Refusing a child marriage changed the course of her life
In the Ratanakiri province of Cambodia, where child marriage rates are the highest in the country, a 13-year-old girl from the Praov Indigenous group chose to prioritize her schooling over a forced union, a decision that initially cost her the relationship with her father and her standing in the community.
While Cambodian law sets the marriage age at 18, a legal exception for 16-year-olds with parental consent often serves as a gateway to forced marriage, where refusal is met with severe psychological and social costs. Girls like Kary are changing this tradition and helping others do the same.
At just 13, she said no to child marriage
At just 13 years old, Kary was told her future had already been decided.

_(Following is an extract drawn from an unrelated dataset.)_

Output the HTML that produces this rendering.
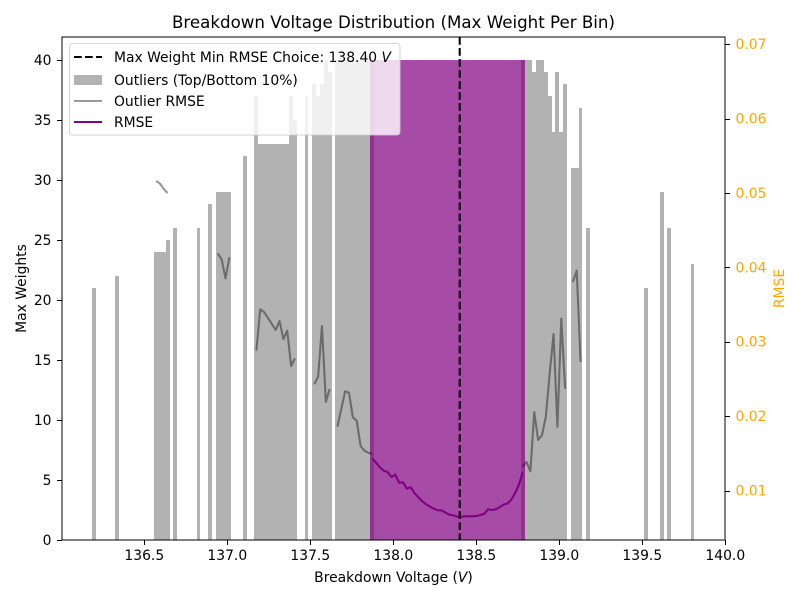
<!DOCTYPE html>
<html>
<head>
<meta charset="utf-8">
<title>Breakdown Voltage Distribution</title>
<style>
html,body{margin:0;padding:0;background:#fff;width:800px;height:600px;overflow:hidden}
svg{display:block}
text{font-family:"DejaVu Sans","Liberation Sans",sans-serif;font-size:13.89px;fill:#000}
</style>
</head>
<body>
<svg id="chart" xmlns="http://www.w3.org/2000/svg" width="800" height="600" viewBox="0 0 800 600">
  <rect x="0" y="0" width="800" height="600" fill="#fff"/>
  <g id="bars" shape-rendering="crispEdges"></g>
  <g id="lines"></g>
  <g id="axes"></g>
  <text x="393.5" y="28" text-anchor="middle" style="font-size:16.67px">Breakdown Voltage Distribution (Max Weight Per Bin)</text>
  <text x="393.5" y="582" text-anchor="middle">Breakdown Voltage (<tspan font-style="italic">V</tspan>)</text>
  <text transform="translate(26 288.5) rotate(-90)" text-anchor="middle">Max Weights</text>
  <text transform="translate(784 288.5) rotate(-90)" text-anchor="middle" style="fill:#ffa500">RMSE</text>
  <g>
    <rect x="69.5" y="43.5" width="330.5" height="91.5" rx="3" ry="3" fill="#fff" fill-opacity="0.8" stroke="#ccc" stroke-opacity="0.8" stroke-width="1.1"/>
    <g>
      <line x1="74" x2="102" y1="57" y2="57" stroke="#000" stroke-width="2.08" stroke-dasharray="7.7 3.33"/>
      <text x="114" y="62">Max Weight Min RMSE Choice: 138.40 <tspan font-style="italic">V</tspan></text>
    </g>
    <g>
      <rect x="74" y="75" width="28" height="10" fill="#000" fill-opacity="0.3"/>
      <text x="114" y="85">Outliers (Top/Bottom 10%)</text>
    </g>
    <g>
      <line x1="74" x2="102" y1="101" y2="101" stroke="#000" stroke-opacity="0.4" stroke-width="2.08"/>
      <text x="114" y="106">Outlier RMSE</text>
    </g>
    <g>
      <line x1="74" x2="102" y1="122" y2="122" stroke="#800080" stroke-width="2.08"/>
      <text x="114" y="127">RMSE</text>
    </g>
  </g>
</svg>
<script>
var binStart = 136.187;
var binWidth = 0.02325;
var choiceVoltage = 138.40;

var xTickValues = [136.5, 137.0, 137.5, 138.0, 138.5, 139.0, 139.5, 140.0];
var xTickLabels = ["136.5", "137.0", "137.5", "138.0", "138.5", "139.0", "139.5", "140.0"];
var yTickValues = [0, 5, 10, 15, 20, 25, 30, 35, 40];
var yTickLabels = ["0", "5", "10", "15", "20", "25", "30", "35", "40"];
var rTickValues = [0.01, 0.02, 0.03, 0.04, 0.05, 0.06, 0.07];
var rTickLabels = ["0.01", "0.02", "0.03", "0.04", "0.05", "0.06", "0.07"];

var outlierBins = [0, 6, 16, 17, 18, 19, 21, 27, 30, 32, 33, 34, 35, 39,
  42, 43, 44, 45, 46, 47, 48, 49, 50, 51, 52, 55, 57, 58, 59, 60, 61,
  63, 64, 65, 66, 67, 68, 69, 70, 71, 72, 111,
  112, 113, 114, 115, 116, 117, 118, 119, 120, 121, 122, 124, 125, 126, 128,
  143, 147, 149, 155];
var outlierWeights = [21, 22, 24, 24, 24, 25, 26, 26, 28, 29, 29, 29, 29, 32,
  37, 33, 33, 33, 33, 33, 33, 33, 33, 37, 35, 37, 38, 37, 38, 40, 39,
  40, 40, 40, 40, 40, 40, 40, 40, 40, 40, 40,
  40, 40, 39, 40, 40, 39, 37, 34, 39, 34, 38, 31, 31, 36, 26,
  21, 29, 26, 23];

var mainFirstBin = 72;
var mainWeights = [40, 40, 40, 40, 40, 40, 40, 40, 40, 40, 40, 40, 40, 40, 40, 40, 40, 40, 40, 40,
  40, 40, 40, 40, 40, 40, 40, 40, 40, 40, 40, 40, 40, 40, 40, 40, 40, 40, 40, 40];

var rmseValues = [0.01432, 0.01374, 0.01311, 0.01267, 0.01249, 0.01181, 0.01213, 0.01105, 0.0111, 0.01025,
  0.01043, 0.00962, 0.00908, 0.00854, 0.00814, 0.00783, 0.00756, 0.00733, 0.00733, 0.00702,
  0.00675, 0.00666, 0.00648, 0.00648, 0.00653, 0.00653, 0.00653, 0.00657, 0.00671, 0.00684,
  0.00747, 0.00738, 0.00747, 0.00774, 0.0081, 0.00823, 0.00872, 0.00962, 0.01074, 0.01244];

var outlierSegmentStarts = [16, 32, 42, 57, 63, 111, 124];
var outlierRmseA = [0.0516, 0.05126, 0.05052, 0.04999];
var outlierRmseB = [0.04188, 0.04108, 0.03852, 0.04134];
var outlierRmseC = [0.02879, 0.03435, 0.03399, 0.03319, 0.03238, 0.03157, 0.03278, 0.03036, 0.03148, 0.02673, 0.02777];
var outlierRmseD = [0.02427, 0.0253, 0.03211, 0.0219, 0.02364];
var outlierRmseE = [0.01858, 0.02095, 0.02333, 0.02315, 0.01984, 0.01938, 0.01598, 0.01535, 0.01508, 0.01491];
var outlierRmseF = [0.0132, 0.01383, 0.01258, 0.02055, 0.01679, 0.01742, 0.01992, 0.02575, 0.03103, 0.01858, 0.03309, 0.02368];
var outlierRmseG = [0.03802, 0.03954, 0.02727];
var outlierSegments = [outlierRmseA, outlierRmseB, outlierRmseC, outlierRmseD, outlierRmseE, outlierRmseF, outlierRmseG];

var NS = "http://www.w3.org/2000/svg";
var PLOT = {left: 62, right: 725, top: 37, bottom: 540};

function xScale(v) { return 393.3 + 166 * (v - 138); }
function yScale(v) { return PLOT.bottom - 12 * v; }
function rScale(v) { return 490.5 - 7440 * (v - 0.01); }
function binLeft(i) { return binStart + i * binWidth; }
function binCenter(i) { return binLeft(i) + binWidth / 2; }

function make(tag, attrs, parent) {
  var el = document.createElementNS(NS, tag);
  for (var k in attrs) { el.setAttribute(k, attrs[k]); }
  parent.appendChild(el);
  return el;
}

var barsGroup = document.getElementById("bars");
var linesGroup = document.getElementById("lines");
var axesGroup = document.getElementById("axes");

function drawBar(i, weight, fill, opacity, parent) {
  var x0 = Math.round(xScale(binLeft(i)));
  var x1 = Math.round(xScale(binLeft(i + 1)));
  var y0 = Math.round(yScale(weight));
  var r = make("rect", {x: x0, y: y0, width: x1 - x0, height: PLOT.bottom - y0, fill: fill, "fill-opacity": opacity}, parent);
  return r;
}

outlierBins.forEach(function (bin, n) {
  var r = drawBar(bin, outlierWeights[n], "#000", 0.3, barsGroup);
  
  
});

mainWeights.forEach(function (w, n) {
  var r = drawBar(mainFirstBin + n, w, "#800080", 0.7, barsGroup);
  
  
});

function linePoints(start, values) {
  return values.map(function (v, n) {
    return xScale(binCenter(start + n)).toFixed(2) + "," + rScale(v).toFixed(2);
  }).join(" ");
}

outlierSegments.forEach(function (values, n) {
  var p = make("polyline", {points: linePoints(outlierSegmentStarts[n], values), fill: "none", stroke: "#000", "stroke-opacity": 0.4, "stroke-width": 2.08, "stroke-linejoin": "round"}, linesGroup);
  
  
});

var rmseLine = make("polyline", {points: linePoints(mainFirstBin, rmseValues), fill: "none", stroke: "#800080", "stroke-width": 2.08, "stroke-linejoin": "round"}, linesGroup);



var choiceLine = make("line", {x1: xScale(choiceVoltage), x2: xScale(choiceVoltage), y1: PLOT.top, y2: PLOT.bottom, stroke: "#000", "stroke-width": 2.08, "stroke-dasharray": "7.7 3.33"}, linesGroup);



var frame = make("rect", {x: PLOT.left, y: PLOT.top, width: PLOT.right - PLOT.left, height: PLOT.bottom - PLOT.top, fill: "none", stroke: "#000", "stroke-width": 1.1, "shape-rendering": "crispEdges"}, axesGroup);



xTickValues.forEach(function (v, n) {
  var x = Math.round(xScale(v)) + 0.5;
  var t = make("line", {x1: x, x2: x, y1: PLOT.bottom, y2: PLOT.bottom + 5, stroke: "#000", "stroke-width": 1.1, "shape-rendering": "crispEdges"}, axesGroup);
  
  
  var l = make("text", {x: xScale(v), y: 560, "text-anchor": "middle"}, axesGroup);
  l.textContent = xTickLabels[n];
  
  
});

yTickValues.forEach(function (v, n) {
  var y = Math.round(yScale(v)) + 0.5;
  var t = make("line", {x1: PLOT.left - 5, x2: PLOT.left, y1: y, y2: y, stroke: "#000", "stroke-width": 1.1, "shape-rendering": "crispEdges"}, axesGroup);
  
  
  var l = make("text", {x: 51.5, y: yScale(v) + 5, "text-anchor": "end"}, axesGroup);
  l.textContent = yTickLabels[n];
  
  
});

rTickValues.forEach(function (v, n) {
  var y = Math.round(rScale(v)) + 0.5;
  var t = make("line", {x1: PLOT.right, x2: PLOT.right + 5, y1: y, y2: y, stroke: "#000", "stroke-width": 1.1, "shape-rendering": "crispEdges"}, axesGroup);
  
  
  var l = make("text", {x: 735.5, y: rScale(v) + 5, "text-anchor": "start", style: "fill:#ffa500"}, axesGroup);
  l.textContent = rTickLabels[n];
  
  
});
</script>
</body>
</html>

Her family wanted her to marry. She was expected to accept it quietly. Instead, she refused. For most, family pressure, poverty and social expectations leave young girls, especially in rural communities, with few choices but to leave school and get married.
Kary’s family pressured her with the claim that if she did not marry then, she would be considered too old for anyone to love later. This manipulation was compounded by the fact that the village of Ta Veng viewed her refusal as an act of moral failure. For two years, her father refused to speak to her or even look her in the face, a silent punishment meant to coerce her into the traditional role her mother had occupied.
The Sydney Morning Herald reports:
Her mother, Taby, is thin, a sarong firmly tied around her tiny waist. Forced into marriage at just 14, Taby has never been to school and is banned from working. Women in the village can only look after the children, cook and clean.
Despite the pressure, she did not give in. Today, Kary is studying psychology in the Cambodian capital, Phnom Penh—the first woman from her village to go to university. She hopes to become a journalist. More importantly, she hopes her story will inspire and embolden other young girls.